Study on the Vibrational Characteristics of a Tube Array Caused by Two-Phase Flow—Part 2: Fluidelastic Vibration

Abstract

Fluidelastic vibration of a tube array caused by two-phase flow has been reported in some papers. The critical flow velocity is usually estimated with a simple Connors-type criterion which is based on average flow velocity, average fluid mass density and damping in two-phase flow. However, there is no explanation why this simple criterion can be used or how the fluidelastic instability occurs by two-phase flow. This paper shows the experimental results on the fluidelastic vibration both by air-water two-phase flow and by steam-water flow in the condition of up to 7.0 MPa in pressure and to 284°C in temperature, and a new criterion based on an assumption of energy balance is here introduced using a “true” flow velocity.
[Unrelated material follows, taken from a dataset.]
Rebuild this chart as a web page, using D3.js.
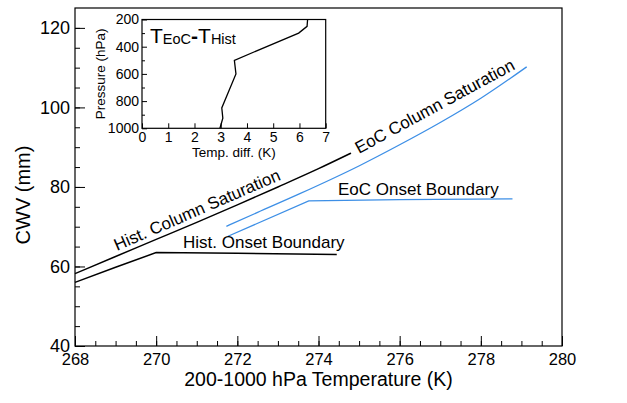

However, the comparison with the experimental data indicates that an intermittently rising slug speed, which has been introduced in Part 1, in slug or in froth flow region, should be used, and a modified new criteria for slug or froth flow region is derived. In addition, the new criteria is compared with the usual Connors-type criteria, which greatly depend on the estimation of the damping in two-phase flow. The agreement of both criteria is revealed to be in the vicinity of the variance of the unknown parameters in the usual criteria.